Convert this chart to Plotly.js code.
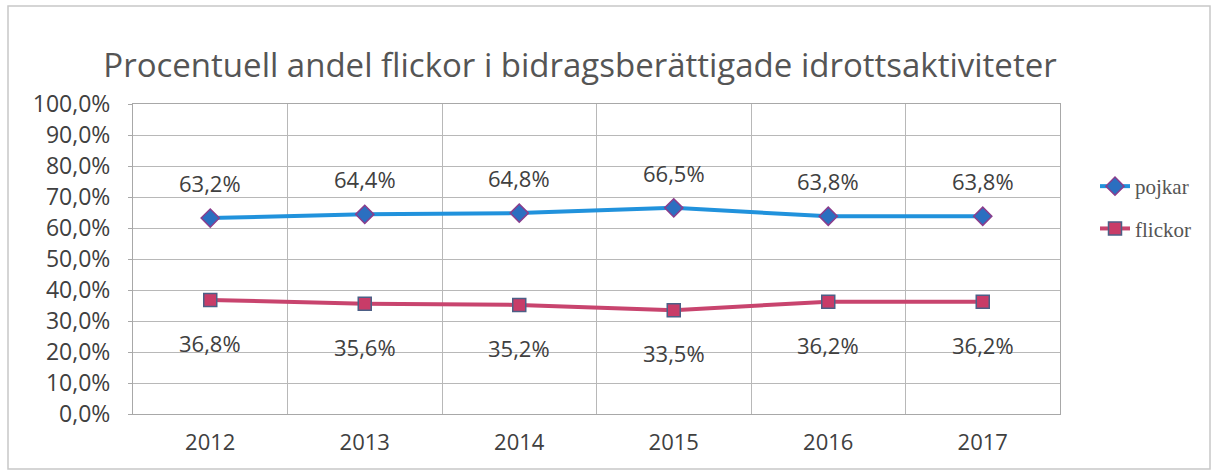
<!DOCTYPE html>
<html>
<head>
<meta charset="utf-8">
<script src="https://cdn.plot.ly/plotly-3.0.1.min.js"></script>
<style>
html,body{margin:0;padding:0;background:#fff;}
#chart{width:1213px;height:473px;}
</style>
</head>
<body>
<div id="chart"></div>
<script>
const years = ['2012','2013','2014','2015','2016','2017'];
const pojkar = [63.2, 64.4, 64.8, 66.5, 63.8, 63.8];
const flickor = [36.8, 35.6, 35.2, 33.5, 36.2, 36.2];
const seriesNames = ['pojkar','flickor'];
const yTicks = [0,10,20,30,40,50,60,70,80,90,100];
const titleText = 'Procentuell andel flickor i bidragsberättigade idrottsaktiviteter';

const W = 1213, H = 473;
const M = {l:133, r:153, t:104, b:59};
const pw = W - M.l - M.r, ph = H - M.t - M.b;
const SANS = '"Open Sans", Lato, sans-serif';

function fmt(v){ return v.toFixed(1).replace('.', ',') + '%'; }

const labelFont = {family:SANS, size:22, color:'#404040'};
const annotations = [];
years.forEach((yr,i)=>{
  annotations.push({x:i, y:pojkar[i], xref:'x', yref:'y', text:fmt(pojkar[i]), showarrow:false, yshift:35, font:labelFont});
  annotations.push({x:i, y:flickor[i], xref:'x', yref:'y', text:fmt(flickor[i]), showarrow:false, yshift:-43, font:labelFont});
});

const traces = [
  {x:years, y:pojkar, name:seriesNames[0], type:'scatter', mode:'lines+markers', legendgroup:'a',
   line:{color:'#2192dc', width:4},
   marker:{symbol:'diamond', size:14, color:'#2b6fc0', line:{color:'#8a3d8c', width:1.5}}},
  {x:years, y:flickor, name:seriesNames[1], type:'scatter', mode:'lines+markers', legendgroup:'b',
   line:{color:'#c8446e', width:4},
   marker:{symbol:'square', size:13, color:'#c83c68', line:{color:'#4c5f86', width:1.5}}}
];

const layout = {
  width:W, height:H,
  margin:M,
  paper_bgcolor:'#fff', plot_bgcolor:'#fff',
  title:{text:titleText, x:580/W, xref:'container', xanchor:'center', y:1-65/H, yref:'container', yanchor:'middle',
         font:{family:SANS, size:33, color:'#555555'}},
  xaxis:{type:'category', tickson:'boundaries', showgrid:true, gridcolor:'#b8b8b8', gridwidth:1,
         showline:true, linecolor:'#a8a8a8', mirror:true, ticks:'', ticklen:0,
         tickfont:{family:SANS, size:22, color:'#404040'}, ticklabelstandoff:9,
         range:[-0.5, 5.5], fixedrange:true},
  yaxis:{range:[0,100], tickvals:yTicks, ticktext:yTicks.map(v=>v.toFixed(1).replace('.',',')+'%'),
         showgrid:true, gridcolor:'#b8b8b8', gridwidth:1, zeroline:false,
         showline:true, linecolor:'#a8a8a8', mirror:true, ticks:'outside', ticklen:4, tickcolor:'#a8a8a8',
         tickfont:{family:SANS, size:23, color:'#404040'}, ticklabelstandoff:13},
  showlegend:true,
  legend:{x:(1095-M.l)/pw, xanchor:'left', y:(H-M.b-166)/ph, yanchor:'top', traceorder:'grouped', tracegroupgap:12,
          font:{family:'"Liberation Serif", "DejaVu Serif", serif', size:21, color:'#555'}, bgcolor:'rgba(0,0,0,0)'},
  annotations:annotations,
  shapes:[{type:'rect', xref:'paper', yref:'paper',
           x0:(8-M.l)/pw, x1:(1210-M.l)/pw, y0:(H-M.b-469)/ph, y1:(H-M.b-6)/ph,
           line:{color:'#c8c8c8', width:1.5}, fillcolor:'rgba(0,0,0,0)'}]
};

Plotly.newPlot('chart', traces, layout, {displayModeBar:false, staticPlot:true});
</script>
</body>
</html>
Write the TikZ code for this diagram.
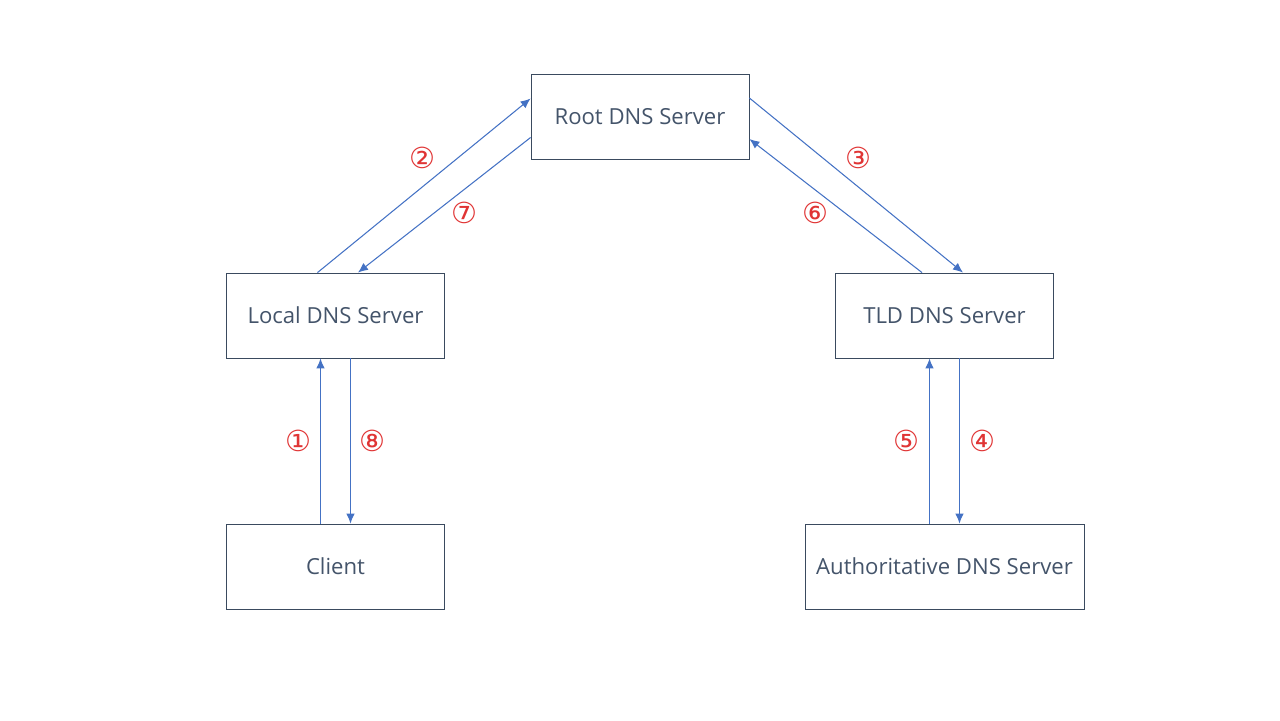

INSTRUCTION: Take every line containing the word "this" and copy it.

EXERCISE RESULT:
Convert this chart to Plotly.js code.
Write the TikZ code for this diagram.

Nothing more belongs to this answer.